Timbers inside and out

AUCTIONEER Stephen Clarke is bidding fair to be ‘Demesne Man,’ aka the main man, in house sales in Monkstown’s wooded demesne.

As he brings this bespoke big detached one-off home to a summer market, Mr Clarke already has a nearby courtyard cottage renovation (it featured here last month) under early offer in the shadow of restored Monkstown Castle near the €400,000 mark. And, Clarke has also just bagged the last completed sale in this Cork harbour demesne location of about three dozen individual houses, successfully selling a c 2,000 sq ft home for a sub €1 million sum in this fairly niche, up-market setting.

Bigger, and dearer again, is the €1.25m AMV now pinned to another Monkstown Demesne house, Winterwood.

Winterwoood, with a strong and appropriate maritime theme, weighs in at 3,500 sq ft, and last went up for sale in late 2006 with a €2m asking price, as the sun began to set over the property market’s yard-arm.

It didn’t sell, was off the market since, and now is being put back up again with a change of agent, via O’Donoghue Clarke.

According to Stephen Clarke, it is going to have a renewed appeal at this price level and he says it is as exceptionally finished as it is individual.

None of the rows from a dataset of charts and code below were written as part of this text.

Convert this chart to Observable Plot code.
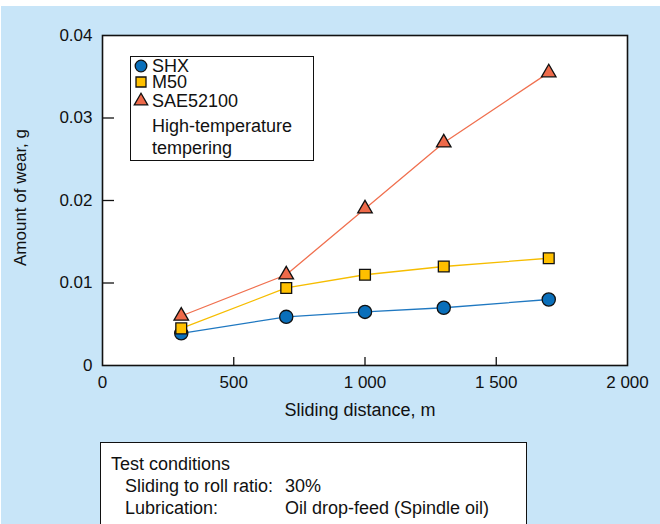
<!DOCTYPE html>
<html>
<head>
<meta charset="utf-8">
<script src="https://cdn.jsdelivr.net/npm/d3@7"></script>
<script src="https://cdn.jsdelivr.net/npm/@observablehq/plot@0.6"></script>
<style>
  html, body { margin: 0; padding: 0; background: #fff; }
  #page { position: relative; width: 660px; height: 524px; overflow: hidden; background: #fff;
          font-family: "Liberation Sans", Arial, Helvetica, sans-serif; color: #111; }
  #panel { position: absolute; left: 1px; top: 6px; right: 0; bottom: 0; background: #c8e5f8; }
  #chart { position: absolute; left: 0; top: 0; }
  #legend { position: absolute; left: 130px; top: 56px; width: 182px; height: 103px;
            border: 1.5px solid #111; background: #fff; font-size: 18px; }
  #legend svg { display: block; }
  #legend .txt { position: absolute; left: 21px; white-space: nowrap; line-height: 15px; }
  #conditions { position: absolute; left: 100px; top: 442px; width: 425px; height: 100px;
                border: 1.5px solid #111; background: #fff; font-size: 18px; }
  #conditions .line { position: absolute; white-space: nowrap; line-height: 1; }
</style>
</head>
<body>
<div id="page">
  <div id="panel"></div>
  <div id="chart"></div>
  <div id="legend"></div>
  <div id="conditions"></div>
</div>
<script>
// Sliding distance (m) at which wear was measured
const distances = [300, 700, 1000, 1300, 1700];
// Amount of wear (g) for each bearing steel
const shx = [0.0039, 0.0059, 0.0065, 0.0070, 0.0080];
const m50 = [0.0045, 0.0094, 0.0110, 0.0120, 0.0130];
const sae52100 = [0.0060, 0.0110, 0.0190, 0.0270, 0.0355];

const seriesNames = ["SHX", "M50", "SAE52100"];
const legendNote = ["High-temperature", "tempering"];
const xTicks = [0, 500, 1000, 1500, 2000];
const yTicks = [0, 0.01, 0.02, 0.03, 0.04];
const xLabel = "Sliding distance, m";
const yLabel = "Amount of wear, g";
const conditionLines = [
  ["Test conditions", ""],
  ["Sliding to roll ratio:", "30%"],
  ["Lubrication:", "Oil drop-feed (Spindle oil)"]
];

const styles = {
  SHX: {line: "#1f78c1", fill: "#0a6fba", symbol: "circle", r: 6.6},
  M50: {line: "#f6bd00", fill: "#ffc000", symbol: "square", r: 6.1},
  SAE52100: {line: "#f0704f", fill: "#ee6a4a", symbol: "triangle", r: 5.4}
};

const rows = (values, name) => distances.map((d, i) => ({distance: d, wear: values[i], steel: name}));
const data = {
  SHX: rows(shx, "SHX"),
  M50: rows(m50, "M50"),
  SAE52100: rows(sae52100, "SAE52100")
};

const W = 660, H = 430;
const mL = 102, mR = 33, mT = 35, mB = 65;
const plotW = W - mL - mR, plotH = H - mT - mB;

const fmtX = d => d >= 1000 ? d3.format(",")(d).replace(",", " ") : String(d);
const fmtY = d => d === 0 ? "0" : d.toFixed(2);

const marks = [Plot.frame({fill: "white", stroke: "none"})];
for (const name of seriesNames) {
  marks.push(Plot.line(data[name], {x: "distance", y: "wear", stroke: styles[name].line, strokeWidth: 1.3}));
}
for (const name of seriesNames) {
  const s = styles[name];
  marks.push(Plot.dot(data[name], {x: "distance", y: "wear", symbol: () => s.symbol, r: s.r,
    fill: s.fill, stroke: "#111", strokeWidth: 1.3}));
}
// inward tick marks on the bottom and left edges
marks.push(Plot.tickX(xTicks.slice(1, -1), {x: d => d, stroke: "#111", strokeWidth: 1.3, insetTop: plotH - 8}));
marks.push(Plot.tickY(yTicks.slice(1, -1), {y: d => d, stroke: "#111", strokeWidth: 1.3, insetRight: plotW - 12}));
marks.push(Plot.frame({stroke: "#111", strokeWidth: 1.6}));
// axis titles
marks.push(Plot.text([xLabel], {text: d => d, frameAnchor: "bottom", textAnchor: "middle", lineAnchor: "middle",
  dy: 45, dx: -5, fontSize: 18, fill: "#111"}));
marks.push(Plot.text([yLabel], {text: d => d, frameAnchor: "left", textAnchor: "middle", lineAnchor: "middle",
  rotate: -90, dx: -82, dy: -3, fontSize: 17, fill: "#111"}));

const chart = Plot.plot({
  width: W, height: H,
  marginLeft: mL, marginRight: mR, marginTop: mT, marginBottom: mB,
  style: {background: "transparent", fontSize: "17px", fontFamily: "'Liberation Sans', Arial, sans-serif", color: "#111"},
  x: {domain: [0, 2000], ticks: xTicks, tickFormat: fmtX, tickSize: 0, tickPadding: 10, label: null},
  y: {domain: [0, 0.04], ticks: yTicks, tickFormat: fmtY, tickSize: 0, tickPadding: 10, label: null},
  symbol: {type: "identity"},
  marks
});
document.getElementById("chart").appendChild(chart);

// legend inside the plot frame
const legend = d3.select("#legend");
const legendY = [9, 25, 44];
seriesNames.forEach((name, i) => {
  const s = styles[name];
  const g = legend.append("svg").attr("width", 20).attr("height", 20)
    .style("position", "absolute").style("left", "0px").style("top", (legendY[i] - 10) + "px")
    .append("g").attr("transform", "translate(10,10)");
  const sym = {circle: d3.symbolCircle, square: d3.symbolSquare, triangle: d3.symbolTriangle}[s.symbol];
  const size = {circle: Math.PI * 5.8 * 5.8, square: 100, triangle: 78}[s.symbol];
  g.append("path").attr("d", d3.symbol(sym, size)()).attr("fill", s.fill).attr("stroke", "#111").attr("stroke-width", 1.3);
  legend.append("div").attr("class", "txt").style("top", (legendY[i] - 7) + "px").text(name);
});
legendNote.forEach((t, i) => {
  legend.append("div").attr("class", "txt").style("top", (61.5 + i * 22) + "px").text(t);
});

// test-conditions box below the chart
const cond = d3.select("#conditions");
conditionLines.forEach(([a, b], i) => {
  cond.append("div").attr("class", "line").style("left", i === 0 ? "10px" : "24px")
    .style("top", (12 + i * 22) + "px").text(a);
  if (b) cond.append("div").attr("class", "line").style("left", "184px")
    .style("top", (12 + i * 22) + "px").text(b);
});
</script>
</body>
</html>
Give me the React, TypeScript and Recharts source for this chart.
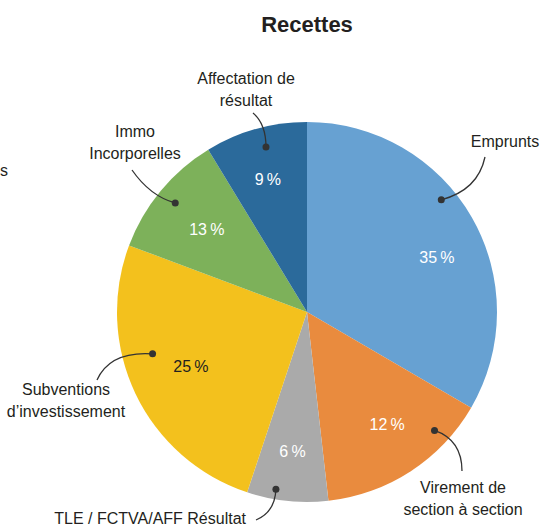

It is a sort of calling card to craftmanship of the highest order, and is done in praise and admiration of craft skills and natural materials, most notably timber.

Kitted out with architectural salvage and a host of unusual timbers (some caulked), it has a stairs in elm and Australian red gum. There’s also fine Irish oak, beech and maple – all nicely at home indoors, while the still-standing Irish counterpart trees outside dot the 45 acre demesne in their natural leafy state, just beyond the windows and balconies. There’s roof slate from Spain, floor slate from Wales, granite from Zimbabwe, Dutch slob bricks, and Ballydesmond stone.

Its owners are big into boats and the seas, and drafted in Bandon architect Pat Cullinane to realise this dream design which took 14 months to build and six months more to finish out. The stairs, for example, was painstakingly done over three months on site, a shipwright did some of the built-ins, and ornate Celtic carvings feature in a few settings as well.

Minimalism and achingly cool interiors were in full swing back in 2006 when this house was last new to market; now that the days of creamy neutrals have been put to rest and cosy comfort is back in vogue with full-blown recessionary winds blowing around us, Winterwood’s decor is back more in keeping with the spirt of the times.

It is a good place to hunker down in, supremely well built, doubly insulated, on extra generous foundations and with stout timbers in external evidence, set against dry stone walls.

Inside, the layout is primarily open-plan, with a central kitchen/family space framed in warm-hued brick, plus dining and living sections and a sun-room off to another side. Steps help delineate core spaces and functions, but it is all fairly adaptable.

There are four bedrooms, three at first-floor level with en suites, and the main family bathroom has a Jacuzzi bath. In addition, there’s a high ceilinged living room with feature rising stone chimney breast and overlooking balcony, a lower ground level bar, entertainment room and even the main stairwell qualifies for space description, given its design attributes, curves, carving and rope rigging.

Winterwood has glimpses of harbour views through the century-plus old trees (many are floodlit) beyond its 0.6 acre site and there’s beech hedging for privacy, plus video camera-controlled site access.

There’s a raised balcony off the master bedroom, and several ground level decking sections, and well-clothed woods as far as the eye can see.